- Mohammad Bazar Location in West Bengal, India
- Coordinates: 23°59′38″N 87°34′19″E﻿ / ﻿23.993944°N 87.571944°E
- Country: India
- State: West Bengal
- District: Birbhum

Population (2011)
- • Total: 3,090

Languages
- • Official: Bengali, English
- Time zone: UTC+5:30 (IST)
- PIN: 731127 (Mohammad Bazar)
- Telephone/STD code: 03462
- Lok Sabha constituency: Birbhum
- Vidhan Sabha constituency: Sainthia
- Website: birbhum.nic.in

= Mohammad Bazar, Birbhum =

Mohammad Bazar is a census town in Mohammad Bazar CD Block in Suri Sadar subdivision of Birbhum district in the Indian state of West Bengal.

==Geography==

===Police station===
Mohammad Bazar police station has jurisdiction over Mohammad Bazar CD block.

==Demographics==
As per the 2011 Census of India, Mahammadbazar had a total population of 3,090 of which 1,545 (50%) were males and 1,545 (50%) were females.

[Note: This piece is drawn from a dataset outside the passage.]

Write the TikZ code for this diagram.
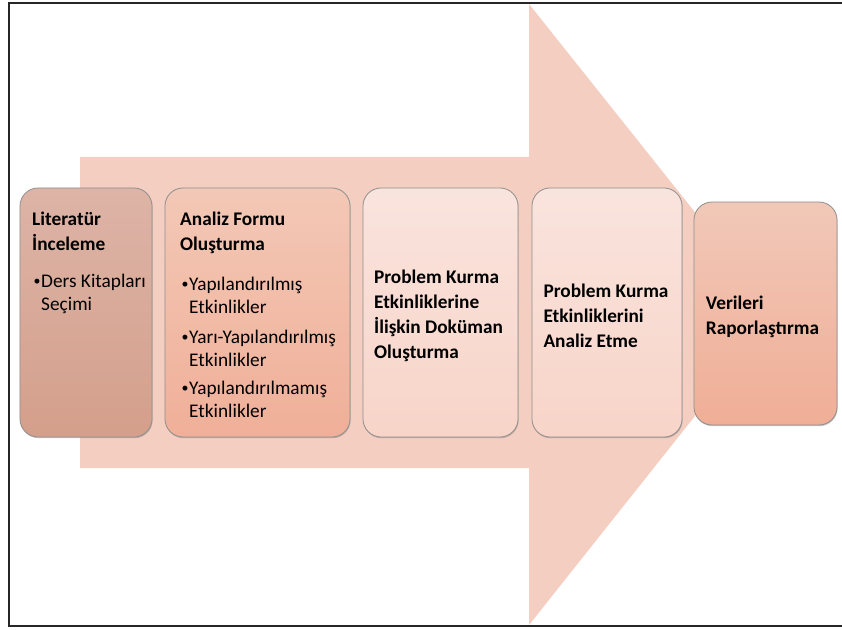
\documentclass[tikz,border=0pt]{standalone}
\usepackage{fontspec}
\setmainfont{Carlito}
\usetikzlibrary{shadows}

\definecolor{arrowfill}{HTML}{F4CEC0}
\definecolor{boxline}{HTML}{8F8F8F}
\definecolor{litTop}{HTML}{DDB4A7}
\definecolor{litBot}{HTML}{D49F8B}
\definecolor{formTop}{HTML}{F3C8B6}
\definecolor{formBot}{HTML}{F0AF98}
\definecolor{paleTop}{HTML}{F9E4DD}
\definecolor{paleBot}{HTML}{F8D4C8}
\definecolor{repTop}{HTML}{F1C8B8}
\definecolor{repBot}{HTML}{F0AE96}

\newcommand{\bulletline}{\makebox[9bp][r]{\raisebox{1.4bp}{\scalebox{0.72}{\textbullet}}\hspace{0.6bp}}}
\newcommand{\hangline}{\hspace*{9bp}}

\tikzset{
  stagebox/.style={draw=boxline, line width=0.8bp, rounded corners=18bp,
    inner sep=0pt,
    drop shadow={shadow xshift=0.6bp, shadow yshift=-1.2bp, opacity=0.35, fill=black!60}},
  boxtext/.style={inner sep=0pt, align=left,
    font=\fontsize{19.3bp}{23bp}\selectfont\bfseries},
  stagetext/.style={anchor=north west, inner sep=0pt, align=left,
    font=\fontsize{19.3bp}{23.5bp}\selectfont},
}

\begin{document}
\begin{tikzpicture}[x=1bp, y=-1bp]
  \useasboundingbox (0,0) rectangle (842,630);
  \fill[white] (0,0) rectangle (842,630);

  % frame lines
  \draw[line width=1.6bp, black!85] (842,3) -- (9,3) -- (9,626) -- (842,626);

  % large background arrow
  \fill[arrowfill] (80,157) -- (529,157) -- (529,4) -- (776,314)
    -- (529,625) -- (529,468) -- (80,468) -- cycle;

  % stage boxes
  \node[stagebox, top color=litTop, bottom color=litBot,
        minimum width=132bp, minimum height=249bp] (lit) at (86,312.5) {};
  \node[stagebox, top color=formTop, bottom color=formBot,
        minimum width=185bp, minimum height=249bp] (form) at (257.5,312.5) {};
  \node[stagebox, top color=paleTop, bottom color=paleBot,
        minimum width=155bp, minimum height=249bp] (doc) at (440.5,312.5) {};
  \node[stagebox, top color=paleTop, bottom color=paleBot,
        minimum width=150bp, minimum height=249bp] (ana) at (607,312.5) {};
  \node[stagebox, top color=repTop, bottom color=repBot,
        minimum width=143bp, minimum height=223bp] (rep) at (765.5,313.5) {};

  % texts of the last three stages
  \node[boxtext] (doctext) at ([xshift=-2bp, yshift=-3bp]doc.center)
    {Problem Kurma\\[2bp]Etkinliklerine\\[2bp]İlişkin Doküman\\[2bp]Oluşturma};
  \node[boxtext] (anatext) at ([xshift=-1bp, yshift=-3bp]ana.center)
    {Problem Kurma\\[2bp]Etkinliklerini\\[2bp]Analiz Etme};
  \node[boxtext] (reptext) at ([xshift=-3bp, yshift=-3bp]rep.center)
    {Verileri\\[2bp]Raporlaştırma};

  % texts of the first two stages
  \node[stagetext] (littext) at (32,212)
    {{\bfseries Literatür}\\[1.5bp]{\bfseries İnceleme}\\[13bp]
     \bulletline Ders Kitapları\\\hangline Seçimi};
  \node[stagetext] (formtext) at (180,212)
    {{\bfseries Analiz Formu}\\[1.5bp]{\bfseries Oluşturma}\\[16bp]
     \bulletline Yapılandırılmış\\\hangline Etkinlikler\\[6bp]
     \bulletline Yarı-Yapılandırılmış\\\hangline Etkinlikler\\[4bp]
     \bulletline Yapılandırılmamış\\\hangline Etkinlikler};
\end{tikzpicture}
\end{document}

Population below 6 years was 361. The total number of literates in Mahammadbazar was 2,000 (73.29% of the population over 6 years).

==Transport==
NH 14, running from Morgram (in Murshidabad district) to Kharagpur (in Paschim Medinipur district) passes through Mohammad Bazar. This section was earlier part of Panagarh-Morgram Highway. SH 11, originates from Mohammad Bazar and runs to Ranaghat (in Nadia district).

==Post Office==
Mohammad Bazar has a delivery sub post office, with PIN 731127, under Suri head office. Branch offices using the same PIN are situated at Amjolpahari, Biadyanathpur, Baliharpur, Bishnupurkulkuri, Charicha, Debagramchuramali, Kapista, Nimdaspur, Rampur, Sarenda, Sehelaraipur and Seherakuri.

==Culture==
Udayan Pathagar, a government-sponsored library at Mohammad Bazar, was established in 1973. It has its own pucca building.

==Healthcare==
Mohammad Bazar Rural Hospital at PO Pattelnagar has 30 beds.